* TASK REQUIREMENTS: Reproduce each line that includes the word "seaborn".

* SOURCE MATERIAL:

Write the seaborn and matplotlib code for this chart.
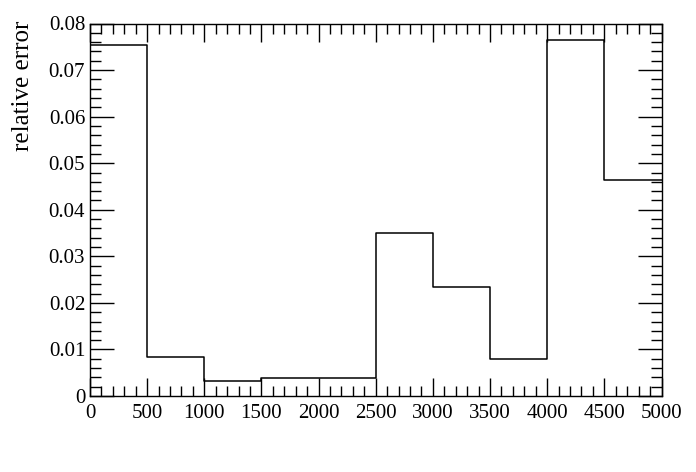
import matplotlib
matplotlib.use("Agg")
import matplotlib.pyplot as plt
from matplotlib.ticker import MultipleLocator
import seaborn as sns

bin_edges = [0, 500, 1000, 1500, 2000, 2500, 3000, 3500, 4000, 4500, 5000]
rel_error = [0.0754, 0.0084, 0.0033, 0.0039, 0.0039, 0.0349, 0.0235, 0.0080, 0.0764, 0.0463]
x_ticks = [0, 500, 1000, 1500, 2000, 2500, 3000, 3500, 4000, 4500, 5000]
x_ticklabels = ["0", "500", "1000", "1500", "2000", "2500", "3000", "3500", "4000", "4500", "5000"]
y_ticks = [0, 0.01, 0.02, 0.03, 0.04, 0.05, 0.06, 0.07, 0.08]
y_ticklabels = ["0", "0.01", "0.02", "0.03", "0.04", "0.05", "0.06", "0.07", "0.08"]
y_label = "relative error"

sns.set_style("ticks")
plt.rcParams['font.family'] = ['Liberation Serif', 'DejaVu Serif']
plt.rcParams['text.color'] = 'black'
plt.rcParams['axes.labelcolor'] = 'black'
plt.rcParams['xtick.color'] = 'black'
plt.rcParams['ytick.color'] = 'black'

fig = plt.figure(figsize=(6.96, 4.72), dpi=100)
ax = fig.add_axes([90/696, 1 - 396/472, (661.5-90)/696, (396-23.5)/472])

centers = [(bin_edges[i] + bin_edges[i+1]) / 2 for i in range(len(rel_error))]
sns.histplot(x=centers, weights=rel_error, bins=bin_edges, element="step",
             fill=False, color="black", linewidth=1.1, ax=ax)

ax.set_xlim(0, 5000)
ax.set_ylim(0, 0.08)
ax.xaxis.set_minor_locator(MultipleLocator(100))
ax.yaxis.set_minor_locator(MultipleLocator(0.002))
ax.set_xticks(x_ticks)
ax.set_xticklabels(x_ticklabels)
ax.set_yticks(y_ticks)
ax.set_yticklabels(y_ticklabels)

ax.tick_params(axis='both', which='both', direction='in', top=True, right=True,
               labelsize=15, width=1, colors='black')
ax.tick_params(axis='x', which='major', length=13, pad=6)
ax.tick_params(axis='x', which='minor', length=7)
ax.tick_params(axis='y', which='major', length=17, pad=3.5)
ax.tick_params(axis='y', which='minor', length=8)
for s in ax.spines.values():
    s.set_linewidth(1)
    s.set_color('black')

ax.set_xlabel("")
ax.set_ylabel(y_label, fontsize=18, loc='top')
ax.yaxis.set_label_coords(-0.098, 1.008)

fig.savefig("out.png", dpi=100)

* CORRECT RESULT:
Write the seaborn and matplotlib code for this chart.
import seaborn as sns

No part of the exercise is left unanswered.